Chez les spécialistes de la Constitution, c'est le brouillard: la proposition de Lionel Jospin d'accorder une part de pouvoir législatif à l'Assemblée de Corse suscite plus d'interrogations que de certitudes. Pour nombre de constitutionnalistes, le dispositif ne tient pas la route.
Sur l'île, le gouvernement entend mener une expérience originale. Il suggère que l'Assemblée territoriale puisse voter, dans certains domaines, des adaptations locales aux lois françaises, susceptibles d'être ratifiées, ou non, par le Parlement, après une période d'expérimentation. Pour cela, il s'appuie sur une décision du Conseil constitutionnel de juillet 1993 concernant les établissements publics à caractères scientifique, culturel et professionnel. A cette époque, les neuf "sages" avaient décidé que le législateur pouvait "autoriser des dérogations (aux règles) pour des établissements dotés d'un statut particulier". Ce qui vaut pour un établissement public, vaut-il pour une collectivité locale?

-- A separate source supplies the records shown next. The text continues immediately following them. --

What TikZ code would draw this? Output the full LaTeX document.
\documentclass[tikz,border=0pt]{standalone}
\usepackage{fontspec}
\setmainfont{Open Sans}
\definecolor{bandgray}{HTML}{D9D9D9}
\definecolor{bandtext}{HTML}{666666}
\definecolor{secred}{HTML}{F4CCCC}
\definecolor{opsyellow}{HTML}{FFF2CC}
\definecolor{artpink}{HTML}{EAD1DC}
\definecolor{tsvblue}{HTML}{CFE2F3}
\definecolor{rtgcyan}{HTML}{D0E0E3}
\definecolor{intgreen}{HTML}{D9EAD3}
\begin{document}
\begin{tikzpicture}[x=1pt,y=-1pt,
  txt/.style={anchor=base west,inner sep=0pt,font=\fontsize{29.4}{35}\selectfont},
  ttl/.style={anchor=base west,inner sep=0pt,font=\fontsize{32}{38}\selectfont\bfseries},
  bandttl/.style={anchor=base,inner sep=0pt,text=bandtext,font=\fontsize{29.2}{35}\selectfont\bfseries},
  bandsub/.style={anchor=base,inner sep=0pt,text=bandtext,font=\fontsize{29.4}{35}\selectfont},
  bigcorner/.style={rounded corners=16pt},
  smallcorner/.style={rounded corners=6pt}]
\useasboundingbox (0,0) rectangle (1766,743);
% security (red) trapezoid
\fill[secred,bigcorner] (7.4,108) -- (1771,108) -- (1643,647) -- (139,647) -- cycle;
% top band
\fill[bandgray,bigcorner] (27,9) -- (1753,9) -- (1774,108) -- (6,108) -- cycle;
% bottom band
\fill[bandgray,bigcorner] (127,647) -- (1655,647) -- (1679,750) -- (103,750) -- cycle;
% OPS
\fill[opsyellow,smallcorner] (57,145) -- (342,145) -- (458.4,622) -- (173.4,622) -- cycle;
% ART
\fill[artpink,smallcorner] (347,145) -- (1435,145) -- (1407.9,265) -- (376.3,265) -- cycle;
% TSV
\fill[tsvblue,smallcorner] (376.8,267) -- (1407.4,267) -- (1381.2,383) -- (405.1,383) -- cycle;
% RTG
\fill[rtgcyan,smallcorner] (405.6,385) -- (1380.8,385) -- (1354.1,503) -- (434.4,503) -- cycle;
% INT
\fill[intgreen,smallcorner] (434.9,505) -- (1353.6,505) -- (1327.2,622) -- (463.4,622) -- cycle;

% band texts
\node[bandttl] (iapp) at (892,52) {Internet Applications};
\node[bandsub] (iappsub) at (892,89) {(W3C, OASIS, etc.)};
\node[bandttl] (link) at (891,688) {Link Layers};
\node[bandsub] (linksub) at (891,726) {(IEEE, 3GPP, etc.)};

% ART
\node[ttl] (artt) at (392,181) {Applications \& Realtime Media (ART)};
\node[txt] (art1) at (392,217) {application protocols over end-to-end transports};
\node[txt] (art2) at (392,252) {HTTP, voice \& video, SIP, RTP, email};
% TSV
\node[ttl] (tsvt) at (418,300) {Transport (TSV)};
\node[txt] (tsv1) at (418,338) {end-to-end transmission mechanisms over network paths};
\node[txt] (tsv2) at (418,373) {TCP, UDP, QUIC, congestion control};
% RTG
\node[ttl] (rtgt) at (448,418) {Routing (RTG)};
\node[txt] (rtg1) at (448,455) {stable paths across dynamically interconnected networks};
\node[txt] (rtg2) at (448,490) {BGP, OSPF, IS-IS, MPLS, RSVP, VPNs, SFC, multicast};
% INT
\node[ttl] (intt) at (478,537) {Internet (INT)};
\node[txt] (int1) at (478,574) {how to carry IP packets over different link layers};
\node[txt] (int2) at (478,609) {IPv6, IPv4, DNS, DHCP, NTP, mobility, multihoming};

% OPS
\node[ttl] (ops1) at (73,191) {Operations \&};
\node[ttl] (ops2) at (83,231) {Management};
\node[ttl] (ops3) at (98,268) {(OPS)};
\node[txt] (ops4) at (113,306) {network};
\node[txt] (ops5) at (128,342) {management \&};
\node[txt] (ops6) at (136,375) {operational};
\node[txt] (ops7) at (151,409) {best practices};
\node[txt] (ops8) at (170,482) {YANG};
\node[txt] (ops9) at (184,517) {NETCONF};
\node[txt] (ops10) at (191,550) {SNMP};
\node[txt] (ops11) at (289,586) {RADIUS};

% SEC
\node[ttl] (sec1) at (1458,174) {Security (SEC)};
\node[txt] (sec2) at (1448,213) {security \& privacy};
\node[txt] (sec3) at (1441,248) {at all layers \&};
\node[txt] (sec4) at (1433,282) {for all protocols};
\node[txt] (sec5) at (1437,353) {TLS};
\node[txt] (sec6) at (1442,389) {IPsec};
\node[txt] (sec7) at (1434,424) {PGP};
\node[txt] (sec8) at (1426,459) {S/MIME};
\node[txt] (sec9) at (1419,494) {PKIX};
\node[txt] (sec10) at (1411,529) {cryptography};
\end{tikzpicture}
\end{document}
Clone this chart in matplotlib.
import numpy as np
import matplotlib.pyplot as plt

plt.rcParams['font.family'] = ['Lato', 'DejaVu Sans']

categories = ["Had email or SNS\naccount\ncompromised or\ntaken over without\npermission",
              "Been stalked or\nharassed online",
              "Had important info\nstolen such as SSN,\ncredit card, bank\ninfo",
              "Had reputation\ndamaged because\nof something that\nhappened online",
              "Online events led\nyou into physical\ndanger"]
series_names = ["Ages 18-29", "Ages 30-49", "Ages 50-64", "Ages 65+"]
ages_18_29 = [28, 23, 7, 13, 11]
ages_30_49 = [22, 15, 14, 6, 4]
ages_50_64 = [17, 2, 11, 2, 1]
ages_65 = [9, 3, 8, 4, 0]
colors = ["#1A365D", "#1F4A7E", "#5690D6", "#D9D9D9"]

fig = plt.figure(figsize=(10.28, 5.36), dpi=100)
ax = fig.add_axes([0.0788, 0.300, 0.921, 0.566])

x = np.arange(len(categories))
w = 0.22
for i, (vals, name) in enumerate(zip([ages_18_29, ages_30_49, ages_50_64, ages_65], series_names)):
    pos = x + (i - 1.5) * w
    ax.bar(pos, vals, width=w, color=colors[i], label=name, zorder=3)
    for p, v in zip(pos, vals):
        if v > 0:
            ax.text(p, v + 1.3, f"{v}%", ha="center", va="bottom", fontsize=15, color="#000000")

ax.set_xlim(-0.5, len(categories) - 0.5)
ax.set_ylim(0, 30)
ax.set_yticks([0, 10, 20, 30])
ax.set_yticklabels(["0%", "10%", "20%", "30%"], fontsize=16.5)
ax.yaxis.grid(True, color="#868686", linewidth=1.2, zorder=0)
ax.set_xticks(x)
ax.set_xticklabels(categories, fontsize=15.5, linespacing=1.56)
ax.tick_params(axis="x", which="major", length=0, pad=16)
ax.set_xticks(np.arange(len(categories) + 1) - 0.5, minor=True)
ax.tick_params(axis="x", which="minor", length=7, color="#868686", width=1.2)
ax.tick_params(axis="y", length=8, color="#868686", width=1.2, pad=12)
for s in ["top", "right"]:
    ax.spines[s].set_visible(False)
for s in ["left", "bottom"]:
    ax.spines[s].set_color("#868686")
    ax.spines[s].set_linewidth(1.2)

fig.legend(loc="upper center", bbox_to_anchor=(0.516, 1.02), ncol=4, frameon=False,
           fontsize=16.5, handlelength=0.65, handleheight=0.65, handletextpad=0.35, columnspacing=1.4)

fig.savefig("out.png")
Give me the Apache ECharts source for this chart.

Didier Maus, codirecteur de la Revue française de droit constitutionnel, émet "un doute sérieux" sur la conformité de la proposition gouvernementale à la Constitution. Selon son article 34, "la loi est votée par le Parlement". Et l'article 72 prévoit que les collectivités territoriales "s'administrent librement". Or, "administrer ne veut pas dire légiférer", explique Didier Maus dans le Figaro d'hier. Mais il tient à faire part d'une "réaction très prudente car nous avons besoin d'avoir des précisions".